Questions about Smart’s use of Hero and Leander aside (I think he’s just making the analogous reference to show of his literary knowledge, though there is a symbolic murder in some of the similar Continental rituals described in Frazer1) important questions remain regarding the origins of the ritual of which Smart, Frazer, and Orwell all describe. After all, hops weren’t being cultivated in England to any significant degree until the last decades of the 15th century, according to Peter Mathias, so it’s not as if there could have been specifically English hop-harvest rituals being practiced since time immemorial. I can think of three possible sources for the ritual:

  • Maybe it an older pagan English, modernized to the hop-picking harvests when hop cultivation in England began in earnest? Possibly the ritual was adapted from some other ingredient in brewing (like oats or barley) or from some other agricultural product altogether.
  • Possibly it was some ritual tied to hops specifically, and was transmitted to England from the Continent. (I’ve no idea about where I could look for any hint of that, though I personally doubt it would have been transmitted to England that way.)
  • Perhaps the ritual was actually an import from Ireland, Scotland, or Romani culture; members of these three groups made up most of the  “Travelers” or “Gypsies” who seem to have done a lot of the heavy-lifting work in hops-harvesting even in the mid-1700s, and likely before. (Their presence in England in sufficient numbers to get noticed and talked about even seems to follow on the tail of hops.)

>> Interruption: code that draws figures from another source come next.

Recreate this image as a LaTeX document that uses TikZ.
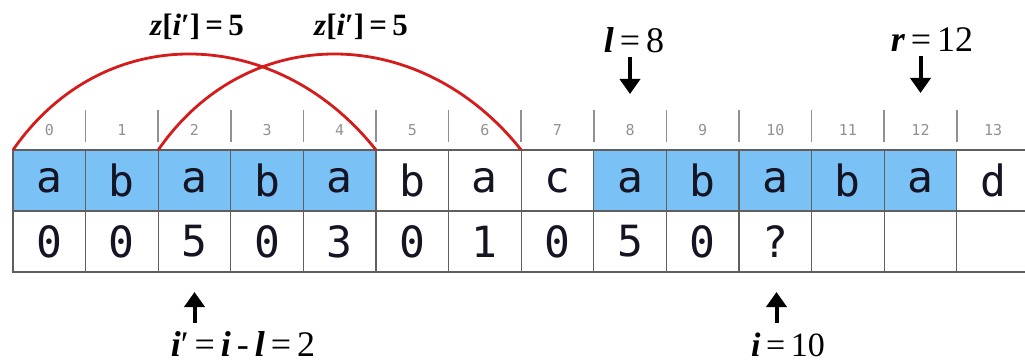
\documentclass[tikz,border=0pt]{standalone}
\usepackage{fontspec}
\setmainfont{Liberation Serif}
\newfontfamily\cellfont{DejaVu Sans Mono}
\usetikzlibrary{arrows.meta}
\definecolor{cellblue}{RGB}{122,193,246}
\definecolor{arcred}{RGB}{212,28,28}
\definecolor{gridgray}{RGB}{95,95,95}
\definecolor{idxgray}{RGB}{145,145,145}
\definecolor{ink}{RGB}{20,20,35}
\newcommand{\bi}[1]{{\bfseries\itshape #1}}
\begin{document}
\begin{tikzpicture}[x=1pt,y=-1pt,
  cellbox/.style={draw=gridgray, line width=1.3pt, minimum width=72.6pt, minimum height=61pt,
    inner sep=0pt, outer sep=0pt, font=\cellfont\fontsize{43}{43}\selectfont, text=ink},
  hi/.style={fill=cellblue},
  idx/.style={font=\cellfont\fontsize{15}{15}\selectfont, text=idxgray, inner sep=0pt},
  tick/.style={draw=idxgray, line width=1.6pt},
  arc/.style={draw=arcred, line width=2.8pt},
  ptr/.style={draw=black, line width=4pt, -{Triangle[length=15pt,width=20pt]}},
  lab/.style={inner sep=0pt, text=black}
]
\useasboundingbox (0,0) rectangle (1025,363);
% string row and z row
\foreach \c [count=\k from 0] in {a,b,a,b,a,b,a,c,a,b,a,b,a,d} {
  \pgfmathsetmacro{\cx}{13+72.6*(\k+0.5)}
  \pgfmathtruncatemacro{\isblue}{(\k<5)||(\k>7 && \k<13)}
  \ifnum\isblue=1
    \node[cellbox,hi] (s\k) at (\cx,180.5) {\c};
  \else
    \node[cellbox] (s\k) at (\cx,180.5) {\c};
  \fi
  \node[idx] (n\k) at (\cx,130) {\k};
}
\foreach \v [count=\k from 0] in {0,0,5,0,3,0,1,0,5,0,?,{},{},{}} {
  \pgfmathsetmacro{\cx}{13+72.6*(\k+0.5)}
  \node[cellbox] (z\k) at (\cx,241.5) {\v};
}
% index ticks
\foreach \k in {1,...,13} {
  \pgfmathsetmacro{\tx}{13+72.6*\k}
  \coordinate (ta\k) at (\tx,110);
  \coordinate (tb\k) at (\tx,142);
  \draw[tick] (ta\k) -- (tb\k);
}
% red arcs
\draw[arc] (s0.north west) .. controls +(90,-130) and +(-100,-126) .. (s5.north west);
\draw[arc] (s2.north west) .. controls +(90,-130) and +(-100,-126) .. (s7.north west);
% top labels
\node[lab, font=\fontsize{31}{31}\selectfont] (za) at (197,27) {\bi{z}\textbf{[}\bi{i}\textbf{′]}\,\textbf{=}\,\textbf{5}};
\node[lab, font=\fontsize{31}{31}\selectfont] (zb) at (361,27) {\bi{z}\textbf{[}\bi{i}\textbf{′]}\,\textbf{=}\,\textbf{5}};
\node[lab, font=\fontsize{36}{36}\selectfont] (lab) at (634,40) {\bi{l}\,=\,8};
\node[lab, font=\fontsize{36}{36}\selectfont] (rab) at (932,40) {\bi{r}\,=\,12};
\coordinate (lt) at (630,94);
\coordinate (rt) at (920.5,93);
\draw[ptr] (lt |- lab.south) ++(0,4) coordinate (lf) -- (lt);
\draw[ptr] (rt |- rab.south) ++(0,4) coordinate (rf) -- (rt);
% bottom labels
\node[lab, font=\fontsize{36}{36}\selectfont, anchor=base] (ipl) at (243,356) {\bi{i}′\,=\,\bi{i}\,-\,\bi{l}\,=\,2};
\node[lab, font=\fontsize{34}{34}\selectfont, anchor=base] (il) at (788,356) {\bi{i}\,=\,10};
\coordinate (ipt) at (194.5,292);
\coordinate (it) at (776.5,292);
\coordinate (ipf) at (194.5,323);
\coordinate (if) at (776.5,323);
\draw[ptr] (ipf) -- (ipt);
\draw[ptr] (if) -- (it);
\end{tikzpicture}
\end{document}
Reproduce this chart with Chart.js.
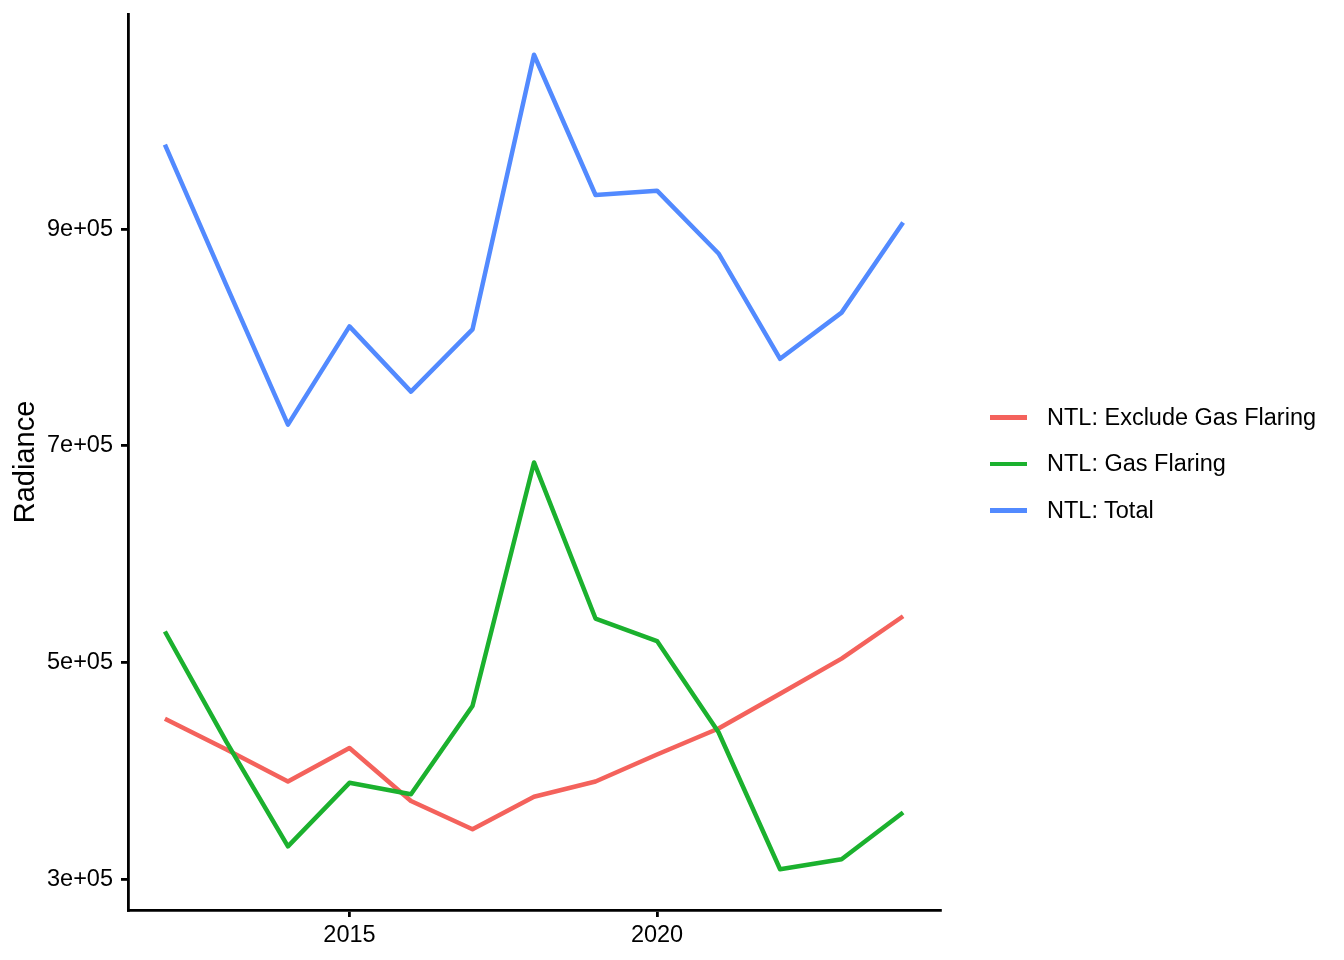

Anyway, for me that’s where the trail goes cold. Which for now, is fine with me, as it gives me something to play with, fiction-wise. But now I’m curious about hop-harvesting rituals in the rest of Europe…

1. For example: “Thus in these harvest-customs of modern Europe the person who cuts, binds, or threshes the last corn is treated as an embodiment of the corn-spirit by being wrapt up in sheaves, killed in mimicry by agricultural implements, and thrown into the water.” So maybe there is a ritual simulation of death going on… it could at least explain Smart’s referencing Hero and Leander here.

2 thoughts on “Hop-Pickers and Pagan Ritual, from the 1750s to the 1930s

    1. Hi Susan,

      Thanks for that comment. It came up on the discussion on Facebook, but it’s nice to have the note here as well, in case anyone else stumbles upon it. I still wonder why the illustrator took that as his pseudonym, beyond it better rhyming with Boz I mean.

      According to the slang dictionary I looked at a while back, it’s a substitution for “visage” (“vinegar phiz” being “sour face,” I assume…).